**PROBLEM TO SOLVE**
Exactly the lines from the one that contains "Recreate this image" to the one that contains "t2 = np.arange(73)", both lines included, should be copied, and no others.

**ITEMS**
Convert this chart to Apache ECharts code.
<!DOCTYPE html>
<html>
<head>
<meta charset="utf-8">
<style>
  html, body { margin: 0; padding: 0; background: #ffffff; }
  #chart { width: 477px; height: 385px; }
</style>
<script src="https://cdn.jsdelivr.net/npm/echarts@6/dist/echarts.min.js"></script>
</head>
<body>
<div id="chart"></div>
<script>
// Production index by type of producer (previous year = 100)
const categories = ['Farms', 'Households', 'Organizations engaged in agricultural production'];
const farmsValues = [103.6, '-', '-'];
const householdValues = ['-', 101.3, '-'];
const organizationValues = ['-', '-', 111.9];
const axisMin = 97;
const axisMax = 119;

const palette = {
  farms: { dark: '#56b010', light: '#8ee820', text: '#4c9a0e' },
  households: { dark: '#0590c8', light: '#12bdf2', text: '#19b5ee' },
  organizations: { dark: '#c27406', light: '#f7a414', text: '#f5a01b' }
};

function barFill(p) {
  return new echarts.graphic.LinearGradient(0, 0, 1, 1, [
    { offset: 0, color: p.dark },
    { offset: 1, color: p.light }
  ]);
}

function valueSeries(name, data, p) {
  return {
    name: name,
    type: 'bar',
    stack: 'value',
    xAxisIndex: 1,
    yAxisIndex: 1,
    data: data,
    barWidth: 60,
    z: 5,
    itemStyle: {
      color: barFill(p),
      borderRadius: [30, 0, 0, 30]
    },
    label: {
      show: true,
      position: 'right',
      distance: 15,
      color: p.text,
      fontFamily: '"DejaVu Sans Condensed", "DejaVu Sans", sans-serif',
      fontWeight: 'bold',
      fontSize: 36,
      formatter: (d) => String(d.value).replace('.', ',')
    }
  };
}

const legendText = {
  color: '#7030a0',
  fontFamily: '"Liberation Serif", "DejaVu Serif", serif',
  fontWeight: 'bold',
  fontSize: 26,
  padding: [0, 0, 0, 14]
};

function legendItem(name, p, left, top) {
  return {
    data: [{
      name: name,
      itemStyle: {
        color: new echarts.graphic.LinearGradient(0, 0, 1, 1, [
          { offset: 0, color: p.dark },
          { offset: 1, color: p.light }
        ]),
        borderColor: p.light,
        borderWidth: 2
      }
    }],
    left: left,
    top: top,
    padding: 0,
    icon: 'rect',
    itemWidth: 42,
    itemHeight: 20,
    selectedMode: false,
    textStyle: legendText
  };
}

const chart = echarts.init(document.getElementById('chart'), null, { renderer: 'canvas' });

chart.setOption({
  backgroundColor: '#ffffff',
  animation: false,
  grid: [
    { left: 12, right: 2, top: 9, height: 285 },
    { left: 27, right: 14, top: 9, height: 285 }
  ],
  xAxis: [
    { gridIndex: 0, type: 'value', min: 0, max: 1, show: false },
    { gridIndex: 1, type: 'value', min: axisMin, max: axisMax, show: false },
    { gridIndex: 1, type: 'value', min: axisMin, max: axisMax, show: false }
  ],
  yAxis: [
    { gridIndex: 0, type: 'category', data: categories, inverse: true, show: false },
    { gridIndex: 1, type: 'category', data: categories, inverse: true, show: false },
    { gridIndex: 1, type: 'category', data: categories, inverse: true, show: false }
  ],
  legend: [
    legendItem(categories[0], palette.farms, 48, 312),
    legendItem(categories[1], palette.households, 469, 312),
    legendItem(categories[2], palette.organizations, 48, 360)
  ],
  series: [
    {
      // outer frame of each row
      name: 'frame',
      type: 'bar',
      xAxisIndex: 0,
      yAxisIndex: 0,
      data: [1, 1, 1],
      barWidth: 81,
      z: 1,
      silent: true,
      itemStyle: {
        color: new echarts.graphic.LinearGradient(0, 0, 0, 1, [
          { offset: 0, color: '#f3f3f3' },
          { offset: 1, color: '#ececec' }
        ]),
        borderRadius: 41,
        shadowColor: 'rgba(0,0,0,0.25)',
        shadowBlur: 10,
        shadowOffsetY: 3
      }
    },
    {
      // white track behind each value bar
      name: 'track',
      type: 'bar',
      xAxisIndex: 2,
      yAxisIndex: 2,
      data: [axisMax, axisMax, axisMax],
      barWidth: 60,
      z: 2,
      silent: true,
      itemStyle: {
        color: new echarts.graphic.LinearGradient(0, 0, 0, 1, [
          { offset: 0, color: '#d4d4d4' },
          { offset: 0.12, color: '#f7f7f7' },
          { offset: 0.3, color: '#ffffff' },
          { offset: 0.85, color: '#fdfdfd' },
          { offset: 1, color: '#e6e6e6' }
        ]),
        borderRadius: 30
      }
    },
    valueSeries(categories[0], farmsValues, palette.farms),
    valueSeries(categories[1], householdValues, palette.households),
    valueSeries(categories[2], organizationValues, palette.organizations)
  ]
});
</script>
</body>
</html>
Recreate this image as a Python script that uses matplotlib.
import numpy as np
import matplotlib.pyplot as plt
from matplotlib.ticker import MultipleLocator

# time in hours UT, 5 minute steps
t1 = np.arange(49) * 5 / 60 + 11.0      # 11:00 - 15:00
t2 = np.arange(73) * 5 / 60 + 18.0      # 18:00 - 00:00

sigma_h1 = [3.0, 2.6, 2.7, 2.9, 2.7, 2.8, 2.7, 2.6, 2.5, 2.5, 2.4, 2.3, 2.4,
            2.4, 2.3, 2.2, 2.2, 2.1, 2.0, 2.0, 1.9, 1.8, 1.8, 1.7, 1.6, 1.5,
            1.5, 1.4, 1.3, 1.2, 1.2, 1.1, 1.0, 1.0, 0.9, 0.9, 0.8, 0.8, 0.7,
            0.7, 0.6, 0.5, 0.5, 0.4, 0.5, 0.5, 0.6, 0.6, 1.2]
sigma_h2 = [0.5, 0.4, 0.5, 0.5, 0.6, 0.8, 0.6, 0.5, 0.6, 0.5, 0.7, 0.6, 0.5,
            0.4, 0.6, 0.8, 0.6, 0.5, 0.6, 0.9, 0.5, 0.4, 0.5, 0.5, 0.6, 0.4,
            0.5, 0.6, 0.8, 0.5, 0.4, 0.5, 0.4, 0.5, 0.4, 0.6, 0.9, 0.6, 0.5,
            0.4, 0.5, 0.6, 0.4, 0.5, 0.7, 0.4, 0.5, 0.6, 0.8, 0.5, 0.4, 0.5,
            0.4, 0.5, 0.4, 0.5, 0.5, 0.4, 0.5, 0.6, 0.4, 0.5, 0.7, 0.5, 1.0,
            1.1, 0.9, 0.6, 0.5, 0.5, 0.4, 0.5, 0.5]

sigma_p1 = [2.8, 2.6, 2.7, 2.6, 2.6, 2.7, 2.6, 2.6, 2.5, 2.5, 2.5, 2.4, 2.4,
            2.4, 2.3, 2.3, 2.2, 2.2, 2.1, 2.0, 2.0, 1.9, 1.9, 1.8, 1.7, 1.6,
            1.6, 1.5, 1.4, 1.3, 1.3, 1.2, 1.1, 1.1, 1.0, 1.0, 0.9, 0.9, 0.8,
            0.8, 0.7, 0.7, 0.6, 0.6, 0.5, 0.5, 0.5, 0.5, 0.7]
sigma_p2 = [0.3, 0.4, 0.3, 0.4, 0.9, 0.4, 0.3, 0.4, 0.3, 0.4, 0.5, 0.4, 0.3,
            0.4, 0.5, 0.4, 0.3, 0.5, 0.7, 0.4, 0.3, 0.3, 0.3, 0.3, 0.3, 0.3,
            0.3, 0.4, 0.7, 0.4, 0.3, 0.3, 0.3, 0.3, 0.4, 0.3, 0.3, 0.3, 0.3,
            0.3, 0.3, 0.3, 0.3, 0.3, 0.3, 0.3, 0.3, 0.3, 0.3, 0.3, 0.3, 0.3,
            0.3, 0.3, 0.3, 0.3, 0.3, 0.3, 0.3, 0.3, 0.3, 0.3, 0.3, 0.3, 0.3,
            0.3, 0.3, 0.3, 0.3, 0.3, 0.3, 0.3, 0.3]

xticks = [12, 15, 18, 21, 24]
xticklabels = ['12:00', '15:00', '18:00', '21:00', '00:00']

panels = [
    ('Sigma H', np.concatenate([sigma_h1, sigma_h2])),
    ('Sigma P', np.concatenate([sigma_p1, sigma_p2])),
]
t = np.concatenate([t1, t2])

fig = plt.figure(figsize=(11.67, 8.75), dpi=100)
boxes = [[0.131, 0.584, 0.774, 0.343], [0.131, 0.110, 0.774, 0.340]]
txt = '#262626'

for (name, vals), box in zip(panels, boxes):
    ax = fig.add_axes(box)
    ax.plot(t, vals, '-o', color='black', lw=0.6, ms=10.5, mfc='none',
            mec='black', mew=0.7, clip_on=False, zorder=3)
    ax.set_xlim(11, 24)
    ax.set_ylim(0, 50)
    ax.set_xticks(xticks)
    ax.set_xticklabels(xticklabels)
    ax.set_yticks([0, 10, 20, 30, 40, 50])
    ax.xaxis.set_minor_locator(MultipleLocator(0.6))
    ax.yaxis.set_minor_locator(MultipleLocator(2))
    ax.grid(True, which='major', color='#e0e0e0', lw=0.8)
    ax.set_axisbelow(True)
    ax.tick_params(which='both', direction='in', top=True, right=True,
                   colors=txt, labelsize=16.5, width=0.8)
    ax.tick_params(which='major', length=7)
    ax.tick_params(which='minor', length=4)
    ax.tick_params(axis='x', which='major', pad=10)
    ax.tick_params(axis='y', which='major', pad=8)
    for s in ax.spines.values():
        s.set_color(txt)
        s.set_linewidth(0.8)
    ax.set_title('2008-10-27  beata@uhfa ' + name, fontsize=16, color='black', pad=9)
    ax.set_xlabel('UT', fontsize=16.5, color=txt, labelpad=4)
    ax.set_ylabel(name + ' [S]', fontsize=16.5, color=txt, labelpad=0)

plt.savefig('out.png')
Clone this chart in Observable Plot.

**WRITTEN SOLUTION**
Recreate this image as a Python script that uses matplotlib.
import numpy as np
import matplotlib.pyplot as plt
from matplotlib.ticker import MultipleLocator

# time in hours UT, 5 minute steps
t1 = np.arange(49) * 5 / 60 + 11.0      # 11:00 - 15:00
t2 = np.arange(73) * 5 / 60 + 18.0      # 18:00 - 00:00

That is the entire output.